### Required task
Word for word, transcribe the lines below and drop the pictures.

### Data
>> START

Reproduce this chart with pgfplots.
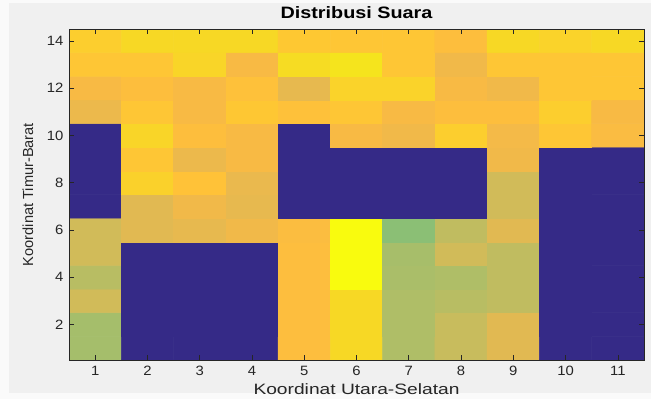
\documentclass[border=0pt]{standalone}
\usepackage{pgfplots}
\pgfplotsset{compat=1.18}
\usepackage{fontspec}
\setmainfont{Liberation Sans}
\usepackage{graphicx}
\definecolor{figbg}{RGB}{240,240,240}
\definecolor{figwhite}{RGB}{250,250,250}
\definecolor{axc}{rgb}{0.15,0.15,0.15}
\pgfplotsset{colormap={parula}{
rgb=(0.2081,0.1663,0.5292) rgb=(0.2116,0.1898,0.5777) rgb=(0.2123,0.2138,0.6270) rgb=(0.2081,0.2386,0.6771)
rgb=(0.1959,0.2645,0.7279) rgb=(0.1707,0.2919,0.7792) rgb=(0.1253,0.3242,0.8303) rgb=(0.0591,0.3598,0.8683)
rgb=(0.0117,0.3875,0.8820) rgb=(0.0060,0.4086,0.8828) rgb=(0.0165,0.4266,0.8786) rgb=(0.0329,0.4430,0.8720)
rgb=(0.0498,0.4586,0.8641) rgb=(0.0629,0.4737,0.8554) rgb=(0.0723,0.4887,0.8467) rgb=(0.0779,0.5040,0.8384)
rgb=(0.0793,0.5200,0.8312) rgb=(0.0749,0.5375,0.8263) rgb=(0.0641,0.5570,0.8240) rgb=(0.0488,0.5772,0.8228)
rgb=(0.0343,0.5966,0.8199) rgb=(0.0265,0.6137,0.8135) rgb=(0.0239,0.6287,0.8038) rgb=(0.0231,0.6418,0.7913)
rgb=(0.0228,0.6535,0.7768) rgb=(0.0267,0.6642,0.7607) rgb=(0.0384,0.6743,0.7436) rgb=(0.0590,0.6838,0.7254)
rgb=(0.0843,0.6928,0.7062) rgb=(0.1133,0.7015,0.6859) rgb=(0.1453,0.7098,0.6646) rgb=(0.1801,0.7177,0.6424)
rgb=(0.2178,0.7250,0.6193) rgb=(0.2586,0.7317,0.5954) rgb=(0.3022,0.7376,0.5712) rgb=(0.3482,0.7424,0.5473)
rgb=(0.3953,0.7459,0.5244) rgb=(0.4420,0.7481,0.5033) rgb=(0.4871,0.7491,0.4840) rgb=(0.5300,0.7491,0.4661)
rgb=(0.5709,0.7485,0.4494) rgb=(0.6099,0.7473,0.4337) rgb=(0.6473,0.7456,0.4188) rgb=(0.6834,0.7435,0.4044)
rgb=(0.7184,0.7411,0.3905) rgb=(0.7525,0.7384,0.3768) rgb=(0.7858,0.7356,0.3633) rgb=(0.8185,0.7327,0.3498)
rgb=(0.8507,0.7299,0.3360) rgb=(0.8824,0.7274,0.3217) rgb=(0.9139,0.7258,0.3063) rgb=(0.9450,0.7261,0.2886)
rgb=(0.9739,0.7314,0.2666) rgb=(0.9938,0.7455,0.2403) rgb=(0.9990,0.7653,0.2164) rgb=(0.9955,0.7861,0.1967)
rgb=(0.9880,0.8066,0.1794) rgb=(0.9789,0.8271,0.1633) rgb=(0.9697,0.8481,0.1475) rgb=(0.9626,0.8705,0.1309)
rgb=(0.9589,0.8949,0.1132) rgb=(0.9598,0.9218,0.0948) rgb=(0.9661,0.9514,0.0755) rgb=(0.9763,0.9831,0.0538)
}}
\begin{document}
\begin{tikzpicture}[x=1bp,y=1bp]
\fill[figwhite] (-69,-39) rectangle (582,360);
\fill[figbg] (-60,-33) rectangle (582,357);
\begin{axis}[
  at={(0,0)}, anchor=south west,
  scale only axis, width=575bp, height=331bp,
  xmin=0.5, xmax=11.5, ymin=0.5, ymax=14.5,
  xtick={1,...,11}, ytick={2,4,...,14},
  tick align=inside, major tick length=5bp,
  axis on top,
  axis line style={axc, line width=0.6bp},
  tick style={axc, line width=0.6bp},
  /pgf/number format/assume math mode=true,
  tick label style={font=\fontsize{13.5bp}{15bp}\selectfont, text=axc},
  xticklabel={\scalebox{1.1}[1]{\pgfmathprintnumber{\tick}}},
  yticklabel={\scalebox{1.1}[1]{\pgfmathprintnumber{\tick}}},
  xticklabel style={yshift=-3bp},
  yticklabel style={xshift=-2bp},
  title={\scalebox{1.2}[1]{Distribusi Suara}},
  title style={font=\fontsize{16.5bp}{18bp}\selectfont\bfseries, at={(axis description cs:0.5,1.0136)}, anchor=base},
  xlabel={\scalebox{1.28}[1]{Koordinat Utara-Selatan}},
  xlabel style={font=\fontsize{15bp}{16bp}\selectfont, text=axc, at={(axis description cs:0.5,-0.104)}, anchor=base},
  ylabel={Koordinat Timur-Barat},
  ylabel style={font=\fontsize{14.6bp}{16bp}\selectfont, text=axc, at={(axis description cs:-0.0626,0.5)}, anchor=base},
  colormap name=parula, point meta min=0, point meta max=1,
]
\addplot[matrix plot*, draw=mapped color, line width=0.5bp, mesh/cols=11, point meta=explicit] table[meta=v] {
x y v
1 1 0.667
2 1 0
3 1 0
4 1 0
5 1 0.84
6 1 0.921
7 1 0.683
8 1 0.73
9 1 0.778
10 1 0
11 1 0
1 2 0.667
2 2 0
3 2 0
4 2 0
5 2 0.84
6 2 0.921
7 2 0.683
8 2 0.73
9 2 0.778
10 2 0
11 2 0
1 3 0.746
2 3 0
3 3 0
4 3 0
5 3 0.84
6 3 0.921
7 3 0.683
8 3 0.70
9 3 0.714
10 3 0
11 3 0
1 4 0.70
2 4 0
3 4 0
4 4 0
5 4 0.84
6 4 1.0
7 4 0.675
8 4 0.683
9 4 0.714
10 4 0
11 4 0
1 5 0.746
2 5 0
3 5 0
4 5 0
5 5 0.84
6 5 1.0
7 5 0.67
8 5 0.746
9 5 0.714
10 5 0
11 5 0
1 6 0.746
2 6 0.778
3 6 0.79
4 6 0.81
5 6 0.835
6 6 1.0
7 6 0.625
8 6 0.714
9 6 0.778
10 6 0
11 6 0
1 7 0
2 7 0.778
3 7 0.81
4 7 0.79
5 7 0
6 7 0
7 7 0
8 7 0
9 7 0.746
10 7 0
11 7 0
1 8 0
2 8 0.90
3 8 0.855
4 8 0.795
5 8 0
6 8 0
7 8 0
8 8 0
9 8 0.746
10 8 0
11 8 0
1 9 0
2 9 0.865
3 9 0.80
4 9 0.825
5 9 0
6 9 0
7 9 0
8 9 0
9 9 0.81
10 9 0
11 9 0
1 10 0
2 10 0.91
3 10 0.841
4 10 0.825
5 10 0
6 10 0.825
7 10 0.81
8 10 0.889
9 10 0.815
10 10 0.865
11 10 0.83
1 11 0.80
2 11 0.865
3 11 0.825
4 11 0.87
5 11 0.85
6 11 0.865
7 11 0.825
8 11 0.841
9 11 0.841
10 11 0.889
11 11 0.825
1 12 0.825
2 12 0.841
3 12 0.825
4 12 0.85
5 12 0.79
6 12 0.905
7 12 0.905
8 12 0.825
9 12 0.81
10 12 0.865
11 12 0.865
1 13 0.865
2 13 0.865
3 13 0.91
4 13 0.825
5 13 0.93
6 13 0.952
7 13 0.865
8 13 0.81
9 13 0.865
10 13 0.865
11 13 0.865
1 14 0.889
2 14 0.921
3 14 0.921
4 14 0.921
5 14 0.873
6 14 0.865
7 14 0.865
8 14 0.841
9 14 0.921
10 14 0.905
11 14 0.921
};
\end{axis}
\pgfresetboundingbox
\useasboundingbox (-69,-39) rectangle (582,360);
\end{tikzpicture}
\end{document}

>> END

### Solution for this exercise
Reproduce this chart with pgfplots.
\documentclass[border=0pt]{standalone}
\usepackage{pgfplots}
\pgfplotsset{compat=1.18}
\usepackage{fontspec}
\setmainfont{Liberation Sans}
\usepackage{graphicx}
\definecolor{figbg}{RGB}{240,240,240}
\definecolor{figwhite}{RGB}{250,250,250}
\definecolor{axc}{rgb}{0.15,0.15,0.15}
\pgfplotsset{colormap={parula}{
rgb=(0.2081,0.1663,0.5292) rgb=(0.2116,0.1898,0.5777) rgb=(0.2123,0.2138,0.6270) rgb=(0.2081,0.2386,0.6771)
rgb=(0.1959,0.2645,0.7279) rgb=(0.1707,0.2919,0.7792) rgb=(0.1253,0.3242,0.8303) rgb=(0.0591,0.3598,0.8683)
rgb=(0.0117,0.3875,0.8820) rgb=(0.0060,0.4086,0.8828) rgb=(0.0165,0.4266,0.8786) rgb=(0.0329,0.4430,0.8720)
rgb=(0.0498,0.4586,0.8641) rgb=(0.0629,0.4737,0.8554) rgb=(0.0723,0.4887,0.8467) rgb=(0.0779,0.5040,0.8384)
rgb=(0.0793,0.5200,0.8312) rgb=(0.0749,0.5375,0.8263) rgb=(0.0641,0.5570,0.8240) rgb=(0.0488,0.5772,0.8228)
rgb=(0.0343,0.5966,0.8199) rgb=(0.0265,0.6137,0.8135) rgb=(0.0239,0.6287,0.8038) rgb=(0.0231,0.6418,0.7913)
rgb=(0.0228,0.6535,0.7768) rgb=(0.0267,0.6642,0.7607) rgb=(0.0384,0.6743,0.7436) rgb=(0.0590,0.6838,0.7254)
rgb=(0.0843,0.6928,0.7062) rgb=(0.1133,0.7015,0.6859) rgb=(0.1453,0.7098,0.6646) rgb=(0.1801,0.7177,0.6424)
rgb=(0.2178,0.7250,0.6193) rgb=(0.2586,0.7317,0.5954) rgb=(0.3022,0.7376,0.5712) rgb=(0.3482,0.7424,0.5473)
rgb=(0.3953,0.7459,0.5244) rgb=(0.4420,0.7481,0.5033) rgb=(0.4871,0.7491,0.4840) rgb=(0.5300,0.7491,0.4661)
rgb=(0.5709,0.7485,0.4494) rgb=(0.6099,0.7473,0.4337) rgb=(0.6473,0.7456,0.4188) rgb=(0.6834,0.7435,0.4044)
rgb=(0.7184,0.7411,0.3905) rgb=(0.7525,0.7384,0.3768) rgb=(0.7858,0.7356,0.3633) rgb=(0.8185,0.7327,0.3498)
rgb=(0.8507,0.7299,0.3360) rgb=(0.8824,0.7274,0.3217) rgb=(0.9139,0.7258,0.3063) rgb=(0.9450,0.7261,0.2886)
rgb=(0.9739,0.7314,0.2666) rgb=(0.9938,0.7455,0.2403) rgb=(0.9990,0.7653,0.2164) rgb=(0.9955,0.7861,0.1967)
rgb=(0.9880,0.8066,0.1794) rgb=(0.9789,0.8271,0.1633) rgb=(0.9697,0.8481,0.1475) rgb=(0.9626,0.8705,0.1309)
rgb=(0.9589,0.8949,0.1132) rgb=(0.9598,0.9218,0.0948) rgb=(0.9661,0.9514,0.0755) rgb=(0.9763,0.9831,0.0538)
}}
\begin{document}
\begin{tikzpicture}[x=1bp,y=1bp]
\fill[figwhite] (-69,-39) rectangle (582,360);
\fill[figbg] (-60,-33) rectangle (582,357);
\begin{axis}[
  at={(0,0)}, anchor=south west,
  scale only axis, width=575bp, height=331bp,
  xmin=0.5, xmax=11.5, ymin=0.5, ymax=14.5,
  xtick={1,...,11}, ytick={2,4,...,14},
  tick align=inside, major tick length=5bp,
  axis on top,
  axis line style={axc, line width=0.6bp},
  tick style={axc, line width=0.6bp},
  /pgf/number format/assume math mode=true,
  tick label style={font=\fontsize{13.5bp}{15bp}\selectfont, text=axc},
  xticklabel={\scalebox{1.1}[1]{\pgfmathprintnumber{\tick}}},
  yticklabel={\scalebox{1.1}[1]{\pgfmathprintnumber{\tick}}},
  xticklabel style={yshift=-3bp},
  yticklabel style={xshift=-2bp},
  title={\scalebox{1.2}[1]{Distribusi Suara}},
  title style={font=\fontsize{16.5bp}{18bp}\selectfont\bfseries, at={(axis description cs:0.5,1.0136)}, anchor=base},
  xlabel={\scalebox{1.28}[1]{Koordinat Utara-Selatan}},
  xlabel style={font=\fontsize{15bp}{16bp}\selectfont, text=axc, at={(axis description cs:0.5,-0.104)}, anchor=base},
  ylabel={Koordinat Timur-Barat},
  ylabel style={font=\fontsize{14.6bp}{16bp}\selectfont, text=axc, at={(axis description cs:-0.0626,0.5)}, anchor=base},
  colormap name=parula, point meta min=0, point meta max=1,
]
\addplot[matrix plot*, draw=mapped color, line width=0.5bp, mesh/cols=11, point meta=explicit] table[meta=v] {
x y v
1 1 0.667
2 1 0
3 1 0
4 1 0
5 1 0.84
6 1 0.921
7 1 0.683
8 1 0.73
9 1 0.778
10 1 0
11 1 0
1 2 0.667
2 2 0
3 2 0
4 2 0
5 2 0.84
6 2 0.921
7 2 0.683
8 2 0.73
9 2 0.778
10 2 0
11 2 0
1 3 0.746
2 3 0
3 3 0
4 3 0
5 3 0.84
6 3 0.921
7 3 0.683
8 3 0.70
9 3 0.714
10 3 0
11 3 0
1 4 0.70
2 4 0
3 4 0
4 4 0
5 4 0.84
6 4 1.0
7 4 0.675
8 4 0.683
9 4 0.714
10 4 0
11 4 0
1 5 0.746
2 5 0
3 5 0
4 5 0
5 5 0.84
6 5 1.0
7 5 0.67
8 5 0.746
9 5 0.714
10 5 0
11 5 0
1 6 0.746
2 6 0.778
3 6 0.79
4 6 0.81
5 6 0.835
6 6 1.0
7 6 0.625
8 6 0.714
9 6 0.778
10 6 0
11 6 0
1 7 0
2 7 0.778
3 7 0.81
4 7 0.79
5 7 0
6 7 0
7 7 0
8 7 0
9 7 0.746
10 7 0
11 7 0
1 8 0
2 8 0.90
3 8 0.855
4 8 0.795
5 8 0
6 8 0
7 8 0
8 8 0
9 8 0.746
10 8 0
11 8 0
1 9 0
2 9 0.865
3 9 0.80
4 9 0.825
5 9 0
6 9 0
7 9 0
8 9 0
9 9 0.81
10 9 0
11 9 0
1 10 0
2 10 0.91
3 10 0.841
4 10 0.825
5 10 0
6 10 0.825
7 10 0.81
8 10 0.889
9 10 0.815
10 10 0.865
11 10 0.83
1 11 0.80
2 11 0.865
3 11 0.825
4 11 0.87
5 11 0.85
6 11 0.865
7 11 0.825
8 11 0.841
9 11 0.841
10 11 0.889
11 11 0.825
1 12 0.825
2 12 0.841
3 12 0.825
4 12 0.85
5 12 0.79
6 12 0.905
7 12 0.905
8 12 0.825
9 12 0.81
10 12 0.865
11 12 0.865
1 13 0.865
2 13 0.865
3 13 0.91
4 13 0.825
5 13 0.93
6 13 0.952
7 13 0.865
8 13 0.81
9 13 0.865
10 13 0.865
11 13 0.865
1 14 0.889
2 14 0.921
3 14 0.921
4 14 0.921
5 14 0.873
6 14 0.865
7 14 0.865
8 14 0.841
9 14 0.921
10 14 0.905
11 14 0.921
};
\end{axis}
\pgfresetboundingbox
\useasboundingbox (-69,-39) rectangle (582,360);
\end{tikzpicture}
\end{document}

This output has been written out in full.